[EXERCISE OBJECTIVE] Quote every line below exactly and skip any picture.

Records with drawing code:
= = = = =

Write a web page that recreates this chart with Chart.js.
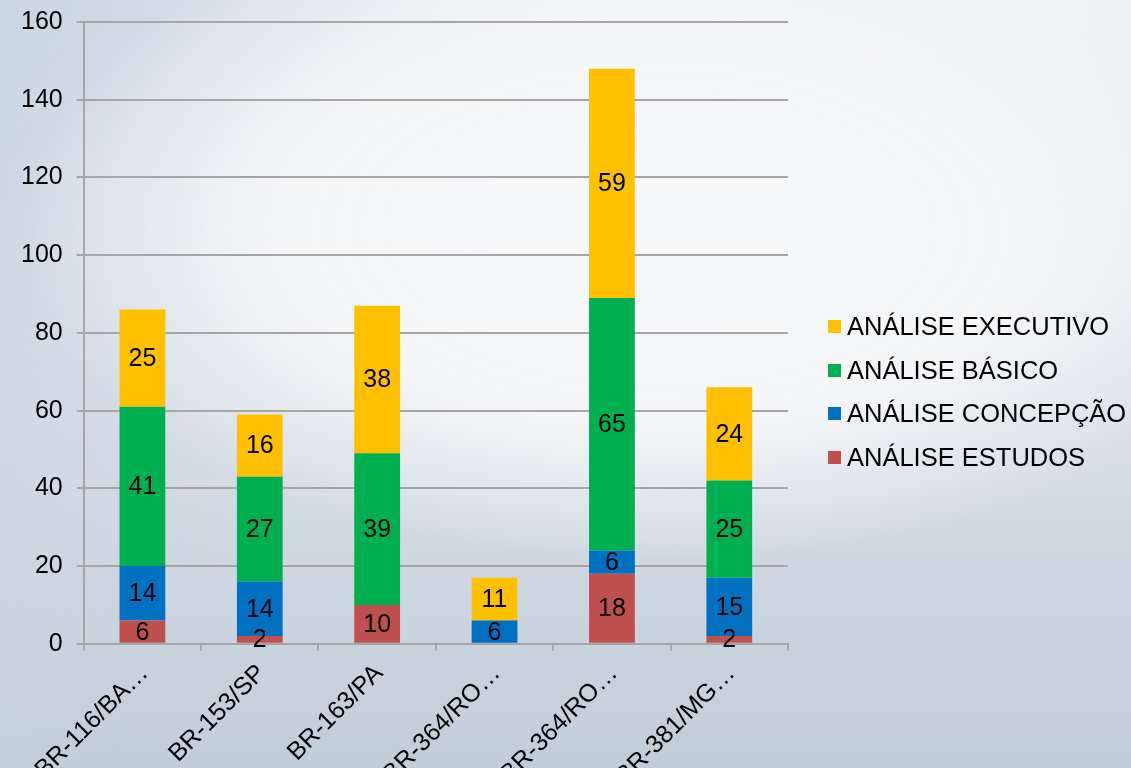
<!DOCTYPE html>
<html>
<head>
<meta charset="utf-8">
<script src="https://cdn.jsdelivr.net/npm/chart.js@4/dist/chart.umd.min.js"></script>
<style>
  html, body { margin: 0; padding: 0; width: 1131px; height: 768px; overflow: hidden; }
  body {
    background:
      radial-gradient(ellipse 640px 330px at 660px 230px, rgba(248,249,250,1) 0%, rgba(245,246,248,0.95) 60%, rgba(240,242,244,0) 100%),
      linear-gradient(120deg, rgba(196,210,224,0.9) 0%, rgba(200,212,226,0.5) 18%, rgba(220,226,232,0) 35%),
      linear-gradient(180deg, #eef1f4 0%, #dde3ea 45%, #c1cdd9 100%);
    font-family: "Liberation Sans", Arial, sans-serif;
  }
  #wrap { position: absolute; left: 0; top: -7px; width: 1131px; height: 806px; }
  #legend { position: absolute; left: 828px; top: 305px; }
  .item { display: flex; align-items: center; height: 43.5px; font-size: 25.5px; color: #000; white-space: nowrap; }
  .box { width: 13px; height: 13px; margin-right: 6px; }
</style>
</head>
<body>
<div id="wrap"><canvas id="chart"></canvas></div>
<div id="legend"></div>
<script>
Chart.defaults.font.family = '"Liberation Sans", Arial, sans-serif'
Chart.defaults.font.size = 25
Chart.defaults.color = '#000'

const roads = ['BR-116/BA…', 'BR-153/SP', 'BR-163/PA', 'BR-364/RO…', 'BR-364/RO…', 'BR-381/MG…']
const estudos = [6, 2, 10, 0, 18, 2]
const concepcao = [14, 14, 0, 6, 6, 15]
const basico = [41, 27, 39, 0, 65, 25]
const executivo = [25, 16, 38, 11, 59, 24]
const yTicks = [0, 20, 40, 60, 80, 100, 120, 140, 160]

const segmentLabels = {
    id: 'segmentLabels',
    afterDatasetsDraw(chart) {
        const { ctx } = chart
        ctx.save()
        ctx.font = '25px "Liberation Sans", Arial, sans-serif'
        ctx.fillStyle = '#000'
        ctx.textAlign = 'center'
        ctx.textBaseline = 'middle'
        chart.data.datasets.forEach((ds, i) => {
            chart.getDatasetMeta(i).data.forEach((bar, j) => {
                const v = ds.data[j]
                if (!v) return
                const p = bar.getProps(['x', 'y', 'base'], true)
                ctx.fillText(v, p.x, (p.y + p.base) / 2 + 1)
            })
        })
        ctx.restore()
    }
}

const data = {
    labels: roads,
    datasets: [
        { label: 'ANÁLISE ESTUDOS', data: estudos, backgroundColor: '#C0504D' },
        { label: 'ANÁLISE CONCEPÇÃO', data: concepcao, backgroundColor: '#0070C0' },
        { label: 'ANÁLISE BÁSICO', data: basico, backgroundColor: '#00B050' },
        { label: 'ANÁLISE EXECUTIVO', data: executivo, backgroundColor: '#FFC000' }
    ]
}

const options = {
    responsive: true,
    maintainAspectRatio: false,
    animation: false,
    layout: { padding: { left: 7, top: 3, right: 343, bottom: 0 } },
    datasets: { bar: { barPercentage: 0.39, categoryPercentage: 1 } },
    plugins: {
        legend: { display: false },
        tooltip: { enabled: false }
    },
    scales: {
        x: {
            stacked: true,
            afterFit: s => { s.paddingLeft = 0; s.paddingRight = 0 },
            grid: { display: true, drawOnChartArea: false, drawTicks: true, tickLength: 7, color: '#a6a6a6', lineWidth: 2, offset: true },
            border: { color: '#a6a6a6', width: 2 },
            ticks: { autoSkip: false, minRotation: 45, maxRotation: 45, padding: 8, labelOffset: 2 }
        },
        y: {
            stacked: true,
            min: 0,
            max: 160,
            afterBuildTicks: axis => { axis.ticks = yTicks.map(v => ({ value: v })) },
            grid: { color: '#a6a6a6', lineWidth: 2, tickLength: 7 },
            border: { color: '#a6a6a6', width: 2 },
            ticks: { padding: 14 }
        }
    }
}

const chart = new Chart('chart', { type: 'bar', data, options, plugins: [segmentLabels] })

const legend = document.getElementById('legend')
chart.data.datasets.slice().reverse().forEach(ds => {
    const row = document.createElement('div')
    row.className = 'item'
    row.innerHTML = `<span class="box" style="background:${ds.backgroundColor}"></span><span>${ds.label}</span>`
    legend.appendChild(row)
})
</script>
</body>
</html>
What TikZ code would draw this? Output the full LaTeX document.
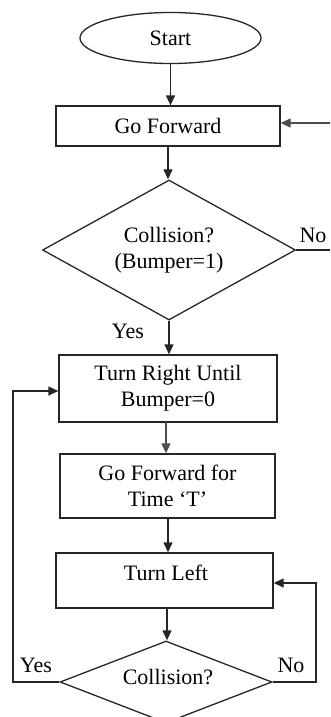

= = = = =

[WRITTEN SOLUTION]
Write a web page that recreates this chart with Chart.js.
<!DOCTYPE html>
<html>
<head>
<meta charset="utf-8">
<script src="https://cdn.jsdelivr.net/npm/chart.js@4/dist/chart.umd.min.js"></script>
<style>
  html, body { margin: 0; padding: 0; width: 1131px; height: 768px; overflow: hidden; }
  body {
    background:
      radial-gradient(ellipse 640px 330px at 660px 230px, rgba(248,249,250,1) 0%, rgba(245,246,248,0.95) 60%, rgba(240,242,244,0) 100%),
      linear-gradient(120deg, rgba(196,210,224,0.9) 0%, rgba(200,212,226,0.5) 18%, rgba(220,226,232,0) 35%),
      linear-gradient(180deg, #eef1f4 0%, #dde3ea 45%, #c1cdd9 100%);
    font-family: "Liberation Sans", Arial, sans-serif;
  }
  #wrap { position: absolute; left: 0; top: -7px; width: 1131px; height: 806px; }
  #legend { position: absolute; left: 828px; top: 305px; }
  .item { display: flex; align-items: center; height: 43.5px; font-size: 25.5px; color: #000; white-space: nowrap; }
  .box { width: 13px; height: 13px; margin-right: 6px; }
</style>
</head>
<body>
<div id="wrap"><canvas id="chart"></canvas></div>
<div id="legend"></div>
<script>
Chart.defaults.font.family = '"Liberation Sans", Arial, sans-serif'
Chart.defaults.font.size = 25
Chart.defaults.color = '#000'

const roads = ['BR-116/BA…', 'BR-153/SP', 'BR-163/PA', 'BR-364/RO…', 'BR-364/RO…', 'BR-381/MG…']
const estudos = [6, 2, 10, 0, 18, 2]
const concepcao = [14, 14, 0, 6, 6, 15]
const basico = [41, 27, 39, 0, 65, 25]
const executivo = [25, 16, 38, 11, 59, 24]
const yTicks = [0, 20, 40, 60, 80, 100, 120, 140, 160]

const segmentLabels = {
    id: 'segmentLabels',
    afterDatasetsDraw(chart) {
        const { ctx } = chart
        ctx.save()
        ctx.font = '25px "Liberation Sans", Arial, sans-serif'
        ctx.fillStyle = '#000'
        ctx.textAlign = 'center'
        ctx.textBaseline = 'middle'
        chart.data.datasets.forEach((ds, i) => {
            chart.getDatasetMeta(i).data.forEach((bar, j) => {
                const v = ds.data[j]
                if (!v) return
                const p = bar.getProps(['x', 'y', 'base'], true)
                ctx.fillText(v, p.x, (p.y + p.base) / 2 + 1)
            })
        })
        ctx.restore()
    }
}

const data = {
    labels: roads,
    datasets: [
        { label: 'ANÁLISE ESTUDOS', data: estudos, backgroundColor: '#C0504D' },
        { label: 'ANÁLISE CONCEPÇÃO', data: concepcao, backgroundColor: '#0070C0' },
        { label: 'ANÁLISE BÁSICO', data: basico, backgroundColor: '#00B050' },
        { label: 'ANÁLISE EXECUTIVO', data: executivo, backgroundColor: '#FFC000' }
    ]
}

const options = {
    responsive: true,
    maintainAspectRatio: false,
    animation: false,
    layout: { padding: { left: 7, top: 3, right: 343, bottom: 0 } },
    datasets: { bar: { barPercentage: 0.39, categoryPercentage: 1 } },
    plugins: {
        legend: { display: false },
        tooltip: { enabled: false }
    },
    scales: {
        x: {
            stacked: true,
            afterFit: s => { s.paddingLeft = 0; s.paddingRight = 0 },
            grid: { display: true, drawOnChartArea: false, drawTicks: true, tickLength: 7, color: '#a6a6a6', lineWidth: 2, offset: true },
            border: { color: '#a6a6a6', width: 2 },
            ticks: { autoSkip: false, minRotation: 45, maxRotation: 45, padding: 8, labelOffset: 2 }
        },
        y: {
            stacked: true,
            min: 0,
            max: 160,
            afterBuildTicks: axis => { axis.ticks = yTicks.map(v => ({ value: v })) },
            grid: { color: '#a6a6a6', lineWidth: 2, tickLength: 7 },
            border: { color: '#a6a6a6', width: 2 },
            ticks: { padding: 14 }
        }
    }
}

const chart = new Chart('chart', { type: 'bar', data, options, plugins: [segmentLabels] })

const legend = document.getElementById('legend')
chart.data.datasets.slice().reverse().forEach(ds => {
    const row = document.createElement('div')
    row.className = 'item'
    row.innerHTML = `<span class="box" style="background:${ds.backgroundColor}"></span><span>${ds.label}</span>`
    legend.appendChild(row)
})
</script>
</body>
</html>
What TikZ code would draw this? Output the full LaTeX document.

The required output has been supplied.